Striving to live the vision in Queensland

Striving to live the vision in Queensland

2 February 2018

Queensland's Divisional Leaders, Lieutenants-Colonel David and Sandra Godkin, are focused on people being Jesus to their community.

Q&A with Queensland Divisional Leaders, Lieutenants-Colonel David and Sandra Godkin

 

Others Online: How long have you been divisional leaders in Queensland?

Sandra: We are now into our fourth year, having arrived in 2015. For the first year we were divisional leaders of the South East Queensland Division. From 2016, we have been leaders of the Queensland Division.


Others: What are some of the focus areas for the Queensland Division?

David: Indigenous Ministries is definitely one. Many of our corps are still learning and growing in their understanding of how to connect better with Indigenous communities, both in rural and metropolitan areas. We have to build relationships with Indigenous peoples to understand how we can work more closely and effectively with them. This is happening as more of our corps engage in this area. Learning to live alongside the Indigenous is key. We’ve had times here where we’ve invited Indigenous elders to DHQ and other centres, and we’ve been invited to their places to yarn, to listen and to learn. We have good connections with Elders, including Eddie Koiki Mabo’s daughter and granddaughter.

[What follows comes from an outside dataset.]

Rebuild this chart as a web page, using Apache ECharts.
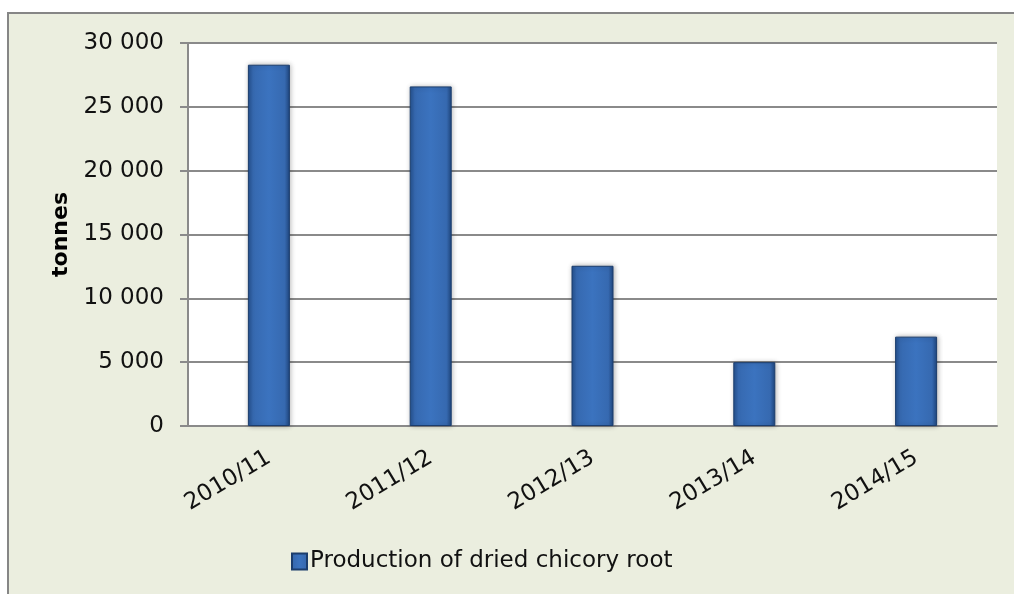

Sandra: In Reconciliation Week last year, some Elders came out and we held a yarning circle with them and our staff. Anyone could ask anything they wanted, without the fear of it being the “bad” question. It was a precious time. With our Indigenous Engagement Coordinator, Lucy Davis, this ministry is moving forward. And Lucy has become an adherent!

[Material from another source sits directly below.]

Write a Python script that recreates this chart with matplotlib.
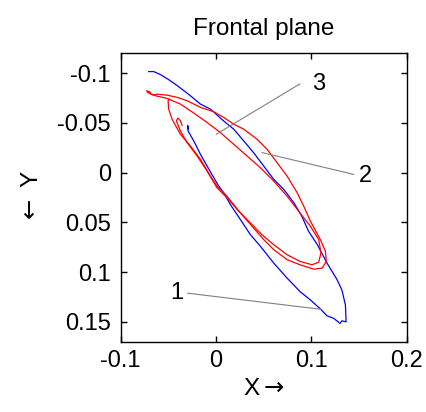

Paul Maunder, Team Leader at Streetlevel Brisbane, leads a growing missional community. Photo: Jon Redman.

David: A return to our Salvation Army roots where we focus on the vulnerable and those experiencing hardship and injustice, is also a focus area. This is the embodiment of our Australia One vision statement. The areas we are embracing and engaging with, such as ministries that serve those experiencing homelessness, addiction and disadvantage, is where we are seeing a pattern of solid kingdom growth. Our soldiers are on board with this, as are our volunteers, employees and our board members too. Together we are striving to live the vision to transform Australia one life at a time. This means healthy faith communities engaging with the wider community with faith-based programs and activities. And this is increasing. For example, we have one corps that wants to sell its comfortable worship centre to move into the centre of the suburb where the greatest need is and establish a mission centre. This is mission focus.


Others: What are some of the challenge areas in Queensland?

Sandra: One of the challenges is around what healthy faith communities look like in the many rural areas of Queensland. Many of the people there are experiencing great hardship and injustice, and their communities are in decline. We have to do rural ministry differently, but what this might look like is a challenge. Perhaps one option is how it’s being done in Northern Queensland, around Ingham, Ayr and Charters Towers where we just have family stores, but the mission leader, Katrina Mcintosh, is bringing people together around a table to have faith-based discussions.

The young people of the remote Atherton Tablelands Corps are sharpening the missional focus of the corps.


Others: Where do you see God specifically at work in Queensland?

David: God is at work in our communities. God is a “sending God” – he is calling us to go out into our communities and build relationships. It’s those relationships that are attracting people to Jesus, not the church. The mentality of “they will come” and building an attractional church doesn’t work anymore. We need to be going out to wherever there is hardship and injustice. And we do see him working there, and kingdom growth happening.

Sandra: And we shouldn’t limit that hardship and injustice to a socio-economic framework. There are some rich businessmen and women experiencing terrible hardship and injustice in other areas of their lives.


Others: What drives you both to get up every day and face the challenges ahead?

David: Seeing lives transformed as healthy faith communities connect with the wider community. The hope and the vision that discipleship will be the norms in our corps and communities; that we will be externally focused and not internally entrenched; that our officers will be intentional about developing healthy spirituality; that our leaders will speak life, wisdom and grace into others; that young people will step up to lead; that our communities will be inter-generational; that generosity will be lived and not spoken, not just with money but with time, spiritual gifts, faith and love; and that being people of grace and forgiveness as the body of Christ will be normal – not something we have to roll out every two years in a vision statement.

Sandra: I am motivated by hope, and the desire to make a difference. Life could be so different for so many people. We need to live and model a healthy culture based on grace and forgiveness that can help change the lives of so many, including our own.

David: Our heart as divisional leaders is to do whatever it takes to save souls, grow saints and serve suffering humanity. We want to facilitate, support and enable people to do whatever it takes to transform lives with the love of Jesus.

Sandra: We are excited by what the future holds for Queensland as we give people an open door to be Jesus to their community.